Task prompt: Please write out the lines of the data exactly, beginning with the first and ending with the line containing "(153,226) rectangle (1003,555);"; leave the pictures behind.

+ + + +

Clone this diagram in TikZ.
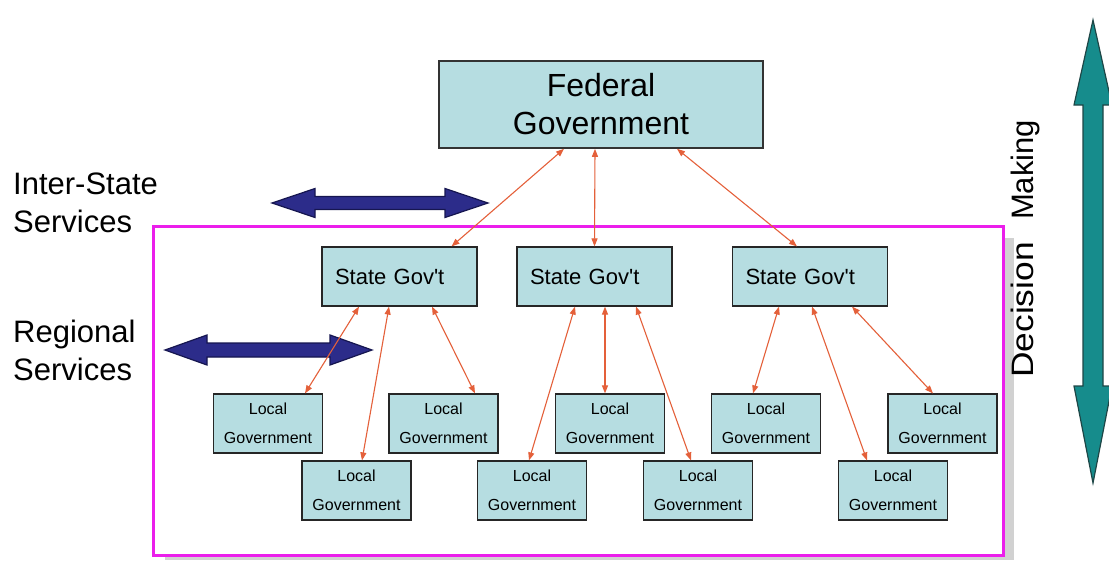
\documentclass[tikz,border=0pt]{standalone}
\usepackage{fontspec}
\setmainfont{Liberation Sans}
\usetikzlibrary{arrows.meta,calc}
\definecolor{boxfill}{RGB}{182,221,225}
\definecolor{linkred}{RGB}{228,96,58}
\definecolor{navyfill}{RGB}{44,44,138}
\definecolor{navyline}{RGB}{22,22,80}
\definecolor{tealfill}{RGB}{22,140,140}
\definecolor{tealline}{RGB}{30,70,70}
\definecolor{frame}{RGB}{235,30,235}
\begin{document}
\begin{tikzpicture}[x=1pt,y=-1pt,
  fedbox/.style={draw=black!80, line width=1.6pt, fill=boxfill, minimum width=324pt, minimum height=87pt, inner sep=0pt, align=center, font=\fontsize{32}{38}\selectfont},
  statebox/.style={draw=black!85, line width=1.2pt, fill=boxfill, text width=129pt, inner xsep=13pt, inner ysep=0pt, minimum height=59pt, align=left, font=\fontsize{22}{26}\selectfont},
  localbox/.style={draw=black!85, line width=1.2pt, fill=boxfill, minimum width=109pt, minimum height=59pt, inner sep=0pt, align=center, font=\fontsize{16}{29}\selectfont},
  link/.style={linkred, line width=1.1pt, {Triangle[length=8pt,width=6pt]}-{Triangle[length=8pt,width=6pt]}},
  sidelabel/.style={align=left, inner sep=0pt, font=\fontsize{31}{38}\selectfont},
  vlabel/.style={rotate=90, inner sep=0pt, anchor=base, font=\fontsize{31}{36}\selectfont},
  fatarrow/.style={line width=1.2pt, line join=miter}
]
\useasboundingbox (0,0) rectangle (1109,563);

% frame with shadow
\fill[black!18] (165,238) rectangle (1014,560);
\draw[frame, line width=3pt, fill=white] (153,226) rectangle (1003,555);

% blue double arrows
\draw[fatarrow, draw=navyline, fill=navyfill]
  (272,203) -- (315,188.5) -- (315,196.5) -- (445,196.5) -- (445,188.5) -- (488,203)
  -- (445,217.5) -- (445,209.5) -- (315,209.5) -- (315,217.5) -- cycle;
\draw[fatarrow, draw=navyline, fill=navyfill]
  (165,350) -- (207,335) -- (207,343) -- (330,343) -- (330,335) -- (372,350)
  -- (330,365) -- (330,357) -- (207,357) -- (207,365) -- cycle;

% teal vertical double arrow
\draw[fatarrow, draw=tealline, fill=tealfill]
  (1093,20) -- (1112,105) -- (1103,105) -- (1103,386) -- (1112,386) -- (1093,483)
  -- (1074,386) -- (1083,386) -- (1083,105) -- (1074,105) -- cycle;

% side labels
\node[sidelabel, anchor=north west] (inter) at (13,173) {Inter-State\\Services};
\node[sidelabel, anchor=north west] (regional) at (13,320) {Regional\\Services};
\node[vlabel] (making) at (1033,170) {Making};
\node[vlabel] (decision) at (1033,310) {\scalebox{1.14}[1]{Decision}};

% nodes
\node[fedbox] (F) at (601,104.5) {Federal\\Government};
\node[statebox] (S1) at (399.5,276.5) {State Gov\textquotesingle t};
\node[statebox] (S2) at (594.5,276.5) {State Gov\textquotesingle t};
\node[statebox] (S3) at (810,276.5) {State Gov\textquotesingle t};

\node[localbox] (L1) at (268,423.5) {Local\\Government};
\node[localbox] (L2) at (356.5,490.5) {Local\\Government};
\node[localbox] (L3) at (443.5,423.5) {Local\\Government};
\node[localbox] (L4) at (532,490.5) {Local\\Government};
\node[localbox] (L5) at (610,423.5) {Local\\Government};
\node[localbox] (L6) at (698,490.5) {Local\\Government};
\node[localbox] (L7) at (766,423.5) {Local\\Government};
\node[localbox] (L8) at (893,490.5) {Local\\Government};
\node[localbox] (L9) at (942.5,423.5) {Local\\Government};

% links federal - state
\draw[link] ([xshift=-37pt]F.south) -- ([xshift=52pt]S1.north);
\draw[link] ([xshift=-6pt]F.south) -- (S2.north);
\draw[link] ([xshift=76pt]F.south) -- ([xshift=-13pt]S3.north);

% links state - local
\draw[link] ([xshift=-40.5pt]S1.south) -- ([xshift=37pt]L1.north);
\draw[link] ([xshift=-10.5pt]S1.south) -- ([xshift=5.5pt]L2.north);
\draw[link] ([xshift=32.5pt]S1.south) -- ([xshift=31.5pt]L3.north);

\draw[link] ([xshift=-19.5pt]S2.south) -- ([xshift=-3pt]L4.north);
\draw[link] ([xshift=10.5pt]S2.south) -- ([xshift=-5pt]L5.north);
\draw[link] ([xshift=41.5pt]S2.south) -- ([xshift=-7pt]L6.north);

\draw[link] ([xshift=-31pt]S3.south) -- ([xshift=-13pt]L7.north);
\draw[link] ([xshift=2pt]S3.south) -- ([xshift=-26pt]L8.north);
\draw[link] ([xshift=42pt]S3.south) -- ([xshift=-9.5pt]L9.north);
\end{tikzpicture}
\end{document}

+ + + +

Answer for this exercise:
Clone this diagram in TikZ.
\documentclass[tikz,border=0pt]{standalone}
\usepackage{fontspec}
\setmainfont{Liberation Sans}
\usetikzlibrary{arrows.meta,calc}
\definecolor{boxfill}{RGB}{182,221,225}
\definecolor{linkred}{RGB}{228,96,58}
\definecolor{navyfill}{RGB}{44,44,138}
\definecolor{navyline}{RGB}{22,22,80}
\definecolor{tealfill}{RGB}{22,140,140}
\definecolor{tealline}{RGB}{30,70,70}
\definecolor{frame}{RGB}{235,30,235}
\begin{document}
\begin{tikzpicture}[x=1pt,y=-1pt,
  fedbox/.style={draw=black!80, line width=1.6pt, fill=boxfill, minimum width=324pt, minimum height=87pt, inner sep=0pt, align=center, font=\fontsize{32}{38}\selectfont},
  statebox/.style={draw=black!85, line width=1.2pt, fill=boxfill, text width=129pt, inner xsep=13pt, inner ysep=0pt, minimum height=59pt, align=left, font=\fontsize{22}{26}\selectfont},
  localbox/.style={draw=black!85, line width=1.2pt, fill=boxfill, minimum width=109pt, minimum height=59pt, inner sep=0pt, align=center, font=\fontsize{16}{29}\selectfont},
  link/.style={linkred, line width=1.1pt, {Triangle[length=8pt,width=6pt]}-{Triangle[length=8pt,width=6pt]}},
  sidelabel/.style={align=left, inner sep=0pt, font=\fontsize{31}{38}\selectfont},
  vlabel/.style={rotate=90, inner sep=0pt, anchor=base, font=\fontsize{31}{36}\selectfont},
  fatarrow/.style={line width=1.2pt, line join=miter}
]
\useasboundingbox (0,0) rectangle (1109,563);

% frame with shadow
\fill[black!18] (165,238) rectangle (1014,560);
\draw[frame, line width=3pt, fill=white] (153,226) rectangle (1003,555);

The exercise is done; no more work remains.